PROBLEM DESCRIPTION »
Transcribe, exactly as they appear, the line that contains "What Plotly code", the line that contains "pval_ref_line = 0.05", and every line in between, and nothing else.

MATERIAL TO PROCESS »
>> start

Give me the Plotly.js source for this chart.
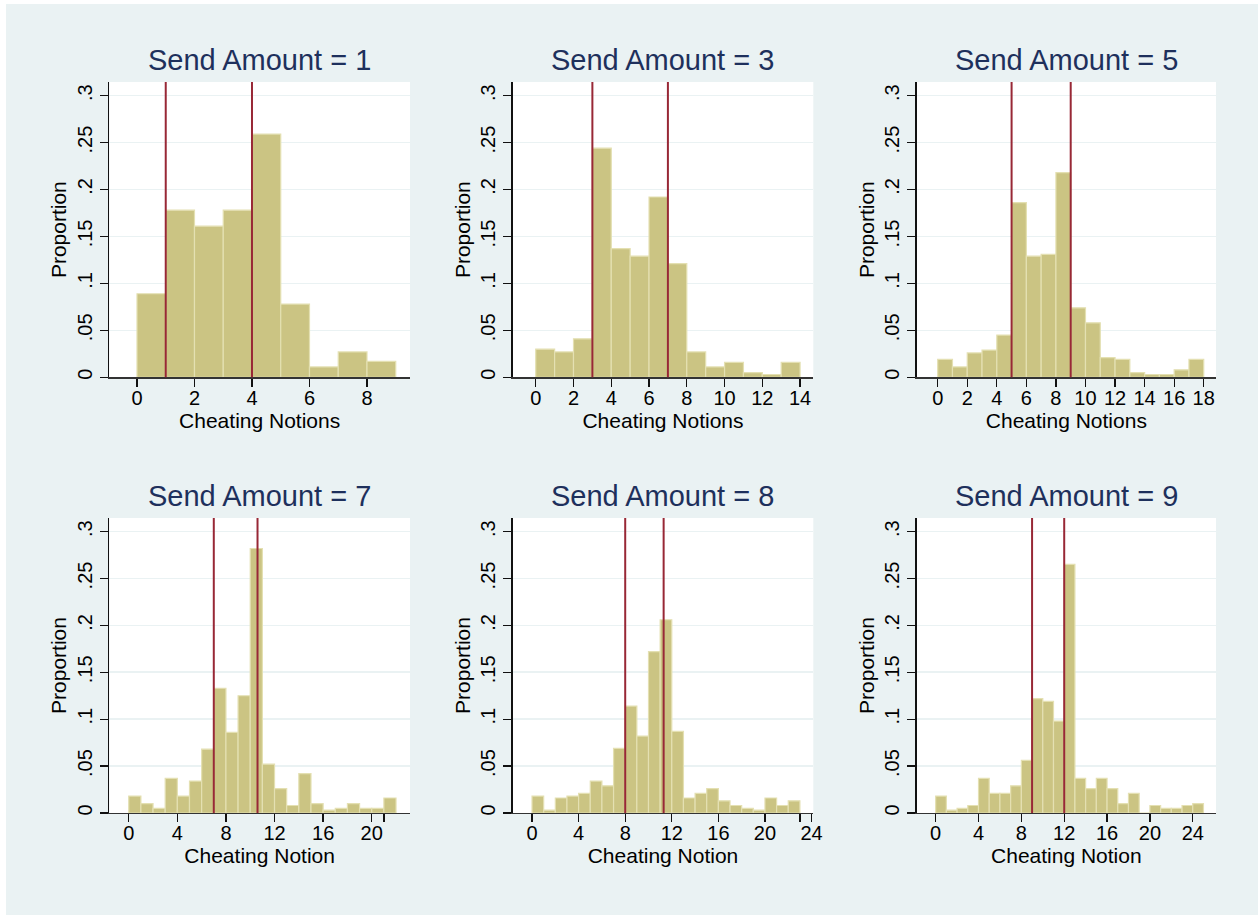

>> end
>> start

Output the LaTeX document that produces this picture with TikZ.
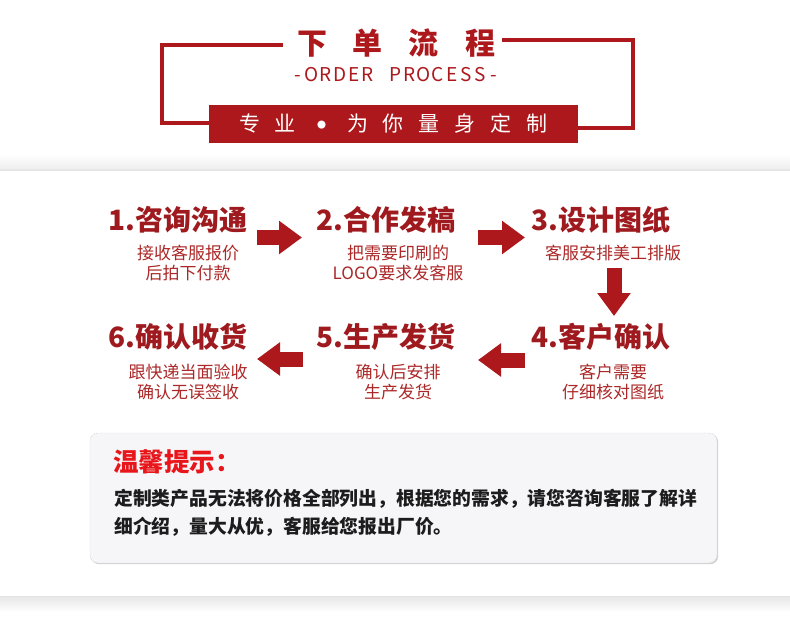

>> end
>> start

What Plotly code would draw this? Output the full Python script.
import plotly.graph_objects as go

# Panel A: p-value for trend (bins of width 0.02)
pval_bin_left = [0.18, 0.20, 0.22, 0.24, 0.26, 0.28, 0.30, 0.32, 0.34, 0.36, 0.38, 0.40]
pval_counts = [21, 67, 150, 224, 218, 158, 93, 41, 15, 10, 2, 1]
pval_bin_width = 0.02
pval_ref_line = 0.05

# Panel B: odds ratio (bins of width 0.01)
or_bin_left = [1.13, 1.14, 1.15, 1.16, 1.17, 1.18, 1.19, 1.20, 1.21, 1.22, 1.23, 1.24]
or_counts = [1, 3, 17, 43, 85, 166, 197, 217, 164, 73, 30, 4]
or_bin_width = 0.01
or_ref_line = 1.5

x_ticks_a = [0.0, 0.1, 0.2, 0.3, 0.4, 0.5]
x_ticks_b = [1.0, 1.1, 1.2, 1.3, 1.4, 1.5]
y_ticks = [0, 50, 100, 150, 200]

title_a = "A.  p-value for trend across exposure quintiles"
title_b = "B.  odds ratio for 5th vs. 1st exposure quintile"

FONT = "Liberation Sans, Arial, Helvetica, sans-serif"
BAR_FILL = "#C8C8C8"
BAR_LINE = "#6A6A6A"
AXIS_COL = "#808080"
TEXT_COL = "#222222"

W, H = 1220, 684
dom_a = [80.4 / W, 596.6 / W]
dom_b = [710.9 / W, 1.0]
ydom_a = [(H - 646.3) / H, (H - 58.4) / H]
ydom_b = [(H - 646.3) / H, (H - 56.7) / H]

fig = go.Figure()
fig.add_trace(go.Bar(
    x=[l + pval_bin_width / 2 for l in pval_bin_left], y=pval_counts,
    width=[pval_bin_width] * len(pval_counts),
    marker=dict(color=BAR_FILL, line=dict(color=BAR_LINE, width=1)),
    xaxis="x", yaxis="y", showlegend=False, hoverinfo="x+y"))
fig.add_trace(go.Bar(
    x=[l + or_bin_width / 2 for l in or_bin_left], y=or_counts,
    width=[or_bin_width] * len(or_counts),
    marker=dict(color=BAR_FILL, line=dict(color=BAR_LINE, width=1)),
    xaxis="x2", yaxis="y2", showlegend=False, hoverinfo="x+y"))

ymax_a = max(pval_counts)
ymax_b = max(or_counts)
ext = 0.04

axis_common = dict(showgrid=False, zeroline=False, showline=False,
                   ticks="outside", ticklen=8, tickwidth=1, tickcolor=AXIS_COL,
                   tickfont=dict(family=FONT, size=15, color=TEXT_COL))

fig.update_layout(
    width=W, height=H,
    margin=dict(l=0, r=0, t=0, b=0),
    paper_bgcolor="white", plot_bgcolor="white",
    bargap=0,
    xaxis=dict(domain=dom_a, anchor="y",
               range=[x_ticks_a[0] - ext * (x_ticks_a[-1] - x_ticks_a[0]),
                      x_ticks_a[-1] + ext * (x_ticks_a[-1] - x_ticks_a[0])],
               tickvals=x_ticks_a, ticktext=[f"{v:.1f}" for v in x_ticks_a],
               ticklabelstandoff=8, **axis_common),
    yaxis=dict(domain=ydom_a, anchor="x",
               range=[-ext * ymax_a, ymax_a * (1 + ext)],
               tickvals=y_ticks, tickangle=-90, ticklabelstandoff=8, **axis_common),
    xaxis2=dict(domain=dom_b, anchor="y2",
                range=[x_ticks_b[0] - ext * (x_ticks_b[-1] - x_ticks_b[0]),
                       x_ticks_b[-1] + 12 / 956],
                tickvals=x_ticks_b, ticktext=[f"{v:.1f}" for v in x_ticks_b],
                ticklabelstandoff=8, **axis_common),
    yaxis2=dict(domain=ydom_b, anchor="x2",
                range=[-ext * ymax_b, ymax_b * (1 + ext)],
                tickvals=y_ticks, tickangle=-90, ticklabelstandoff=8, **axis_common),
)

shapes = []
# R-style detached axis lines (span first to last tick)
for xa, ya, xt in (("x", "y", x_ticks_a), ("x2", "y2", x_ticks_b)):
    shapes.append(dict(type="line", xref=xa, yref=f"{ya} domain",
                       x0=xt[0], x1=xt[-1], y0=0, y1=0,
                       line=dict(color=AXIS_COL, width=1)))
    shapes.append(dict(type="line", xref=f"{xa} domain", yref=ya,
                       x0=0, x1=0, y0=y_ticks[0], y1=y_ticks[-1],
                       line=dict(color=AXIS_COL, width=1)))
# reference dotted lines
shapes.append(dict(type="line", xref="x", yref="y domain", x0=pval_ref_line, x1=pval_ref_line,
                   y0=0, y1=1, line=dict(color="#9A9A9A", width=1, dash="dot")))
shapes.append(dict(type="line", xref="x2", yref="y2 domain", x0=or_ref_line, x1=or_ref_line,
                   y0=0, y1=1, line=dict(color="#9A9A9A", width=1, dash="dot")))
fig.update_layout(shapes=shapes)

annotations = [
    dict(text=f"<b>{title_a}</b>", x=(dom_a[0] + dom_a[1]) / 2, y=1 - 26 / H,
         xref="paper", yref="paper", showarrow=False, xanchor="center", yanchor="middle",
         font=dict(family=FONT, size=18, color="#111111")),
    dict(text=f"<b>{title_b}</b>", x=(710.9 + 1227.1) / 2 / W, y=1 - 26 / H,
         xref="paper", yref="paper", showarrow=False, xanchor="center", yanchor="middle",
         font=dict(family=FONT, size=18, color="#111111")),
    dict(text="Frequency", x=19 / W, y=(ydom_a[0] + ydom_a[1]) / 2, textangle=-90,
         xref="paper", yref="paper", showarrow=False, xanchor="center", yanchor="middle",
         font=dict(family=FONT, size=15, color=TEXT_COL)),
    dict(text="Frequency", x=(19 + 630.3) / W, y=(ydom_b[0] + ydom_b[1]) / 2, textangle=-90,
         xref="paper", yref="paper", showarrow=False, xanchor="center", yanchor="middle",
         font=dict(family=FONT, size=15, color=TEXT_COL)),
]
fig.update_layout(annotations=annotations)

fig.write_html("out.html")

>> end

WORKED SOLUTION »
What Plotly code would draw this? Output the full Python script.
import plotly.graph_objects as go

# Panel A: p-value for trend (bins of width 0.02)
pval_bin_left = [0.18, 0.20, 0.22, 0.24, 0.26, 0.28, 0.30, 0.32, 0.34, 0.36, 0.38, 0.40]
pval_counts = [21, 67, 150, 224, 218, 158, 93, 41, 15, 10, 2, 1]
pval_bin_width = 0.02
pval_ref_line = 0.05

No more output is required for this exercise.